Très souvent, on mourrait chez soi, les Urgences n’étaient pas encombrées… A tour de rôle, les proches veillaient la chapelle ardente, sans oublier la petite collation dans la nuit !

C’était le menuisier du village qui fabriquait le cercueil et à part « la définie », c’était le bruit de la raboteuse qui confirmait la mauvaise nouvelle.

Et puis, j’en arrive à l’anecdote qui me marque encore : c’était le cheval qui tirait le corbillard. Il n’avait pas été choisi au hasard et le cocher n’y était pour rien ! C’était Albert Lépine de Lully surnommé « zouze », préposé aux enterrements et le cantonnier local qui faisaient office de « pompes funèbres ».

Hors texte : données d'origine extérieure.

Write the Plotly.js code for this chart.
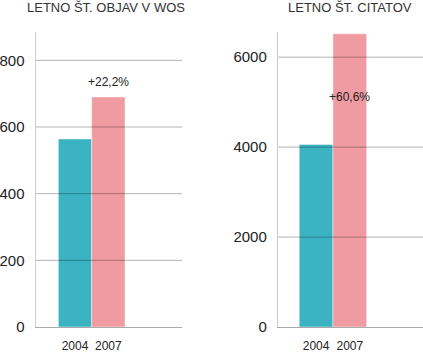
<!DOCTYPE html>
<html>
<head>
<meta charset="utf-8">
<script src="https://cdn.plot.ly/plotly-3.0.1.min.js"></script>
<style>html,body{margin:0;padding:0;background:#fff;}#chart{width:423px;height:353px;}</style>
</head>
<body>
<div id="chart"></div>
<script>
// ---- data ----
var years = ["2004", "2007"];
var objave = [564, 690];
var citati = [4060, 6520];
var titles = ["LETNO ŠT. OBJAV V WOS", "LETNO ŠT. CITATOV"];
var changes = ["+22,2%", "+60,6%"];
var ticksLeft = [0, 200, 400, 600, 800];
var ticksRight = [0, 2000, 4000, 6000];

var colors = ["#3bb3c3", "#f09ba1"];
var font = "Liberation Sans, Arial, sans-serif";
var xpos = years.map(function (d, i) { return i; });

var traces = [
  {type: "bar", x: xpos, y: objave, xaxis: "x", yaxis: "y", width: 1,
   marker: {color: colors, line: {color: "rgba(255,255,255,0.45)", width: 1}},
   hoverinfo: "none", showlegend: false},
  {type: "bar", x: xpos, y: citati, xaxis: "x2", yaxis: "y2", width: 1,
   marker: {color: colors, line: {color: "rgba(255,255,255,0.45)", width: 1}},
   hoverinfo: "none", showlegend: false}
];

function xax(domain, range, anchor) {
  return {domain: domain, range: range, anchor: anchor, type: "linear",
    tickvals: xpos, ticktext: years, showgrid: false, zeroline: false,
    showline: true, linecolor: "#aaaaaa", linewidth: 1,
    ticks: "outside", ticklen: 8, tickcolor: "rgba(0,0,0,0)",
    tickfont: {family: font, size: 12, color: "#222"}, fixedrange: true};
}
function yax(range, tv, anchor) {
  return {range: range, anchor: anchor, domain: [0, 1], tickvals: tv,
    ticktext: tv.map(String), showgrid: false, zeroline: false,
    showline: true, linecolor: "#cccccc", linewidth: 1.5,
    ticks: "outside", ticklen: 7, tickcolor: "rgba(0,0,0,0)",
    tickfont: {family: font, size: 15, color: "#222"}, fixedrange: true};
}

var shapes = [];
ticksLeft.slice(1).forEach(function (v) {
  shapes.push({type: "line", layer: "above", xref: "x domain", yref: "y",
    x0: 0, x1: 1, y0: v, y1: v, line: {color: "rgba(0,0,0,0.3)", width: 1}});
});
ticksRight.slice(1).forEach(function (v) {
  shapes.push({type: "line", layer: "above", xref: "x2 domain", yref: "y2",
    x0: 0, x1: 1, y0: v, y1: v, line: {color: "rgba(0,0,0,0.3)", width: 1}});
});

var titleY = (327 - 8) / (327 - 32);
var annotations = [
  {xref: "paper", yref: "paper", x: 105.5 / 423, y: titleY, xanchor: "center", yanchor: "middle",
   text: titles[0], showarrow: false, font: {family: font, size: 13, color: "#333"}},
  {xref: "paper", yref: "paper", x: 349.7 / 423, y: titleY, xanchor: "center", yanchor: "middle",
   text: titles[1], showarrow: false, font: {family: font, size: 13, color: "#333"}},
  {xref: "x", yref: "y", x: xpos[1], y: objave[1], xanchor: "center", yanchor: "bottom", yshift: 6,
   text: changes[0], showarrow: false, font: {family: font, size: 12, color: "#222"}},
  {xref: "x2", yref: "y2", x: xpos[1], y: citati[1], xanchor: "center", yanchor: "middle", yshift: -63,
   text: changes[1], showarrow: false, font: {family: font, size: 12, color: "#222"}}
];

var layout = {
  width: 423, height: 353,
  margin: {l: 0, r: 0, t: 32, b: 26, pad: 0},
  paper_bgcolor: "#ffffff", plot_bgcolor: "rgba(0,0,0,0)",
  bargap: 0,
  xaxis: xax([36 / 423, 182 / 423], [-1.17, 3.21], "y"),
  yaxis: yax([0, 885], ticksLeft, "x"),
  xaxis2: xax([278.3 / 423, 1], [-1.12, 3.17], "y2"),
  yaxis2: yax([0, 6560], ticksRight, "x2"),
  shapes: shapes,
  annotations: annotations,
  font: {family: font}
};

Plotly.newPlot("chart", traces, layout, {displayModeBar: false, staticPlot: true});
</script>
</body>
</html>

A la sortie de l’église, dès que le cercueil avait franchi le seuil de la porte, des larmes perlaient des yeux du cheval ! A l’arrivée au cimetière, le corbillard s’arrêtait et restait à l’extérieur… Le cercueil était alors transporté par quatre hommes, en général de même taille!

Si la cérémonie à l’intérieur du cimetière s’éternisait, le cheval et son corbillard prenaient la direction du café « chez Dret »… comme pour prévenir de l’arrivée imminente du reste des vivants !!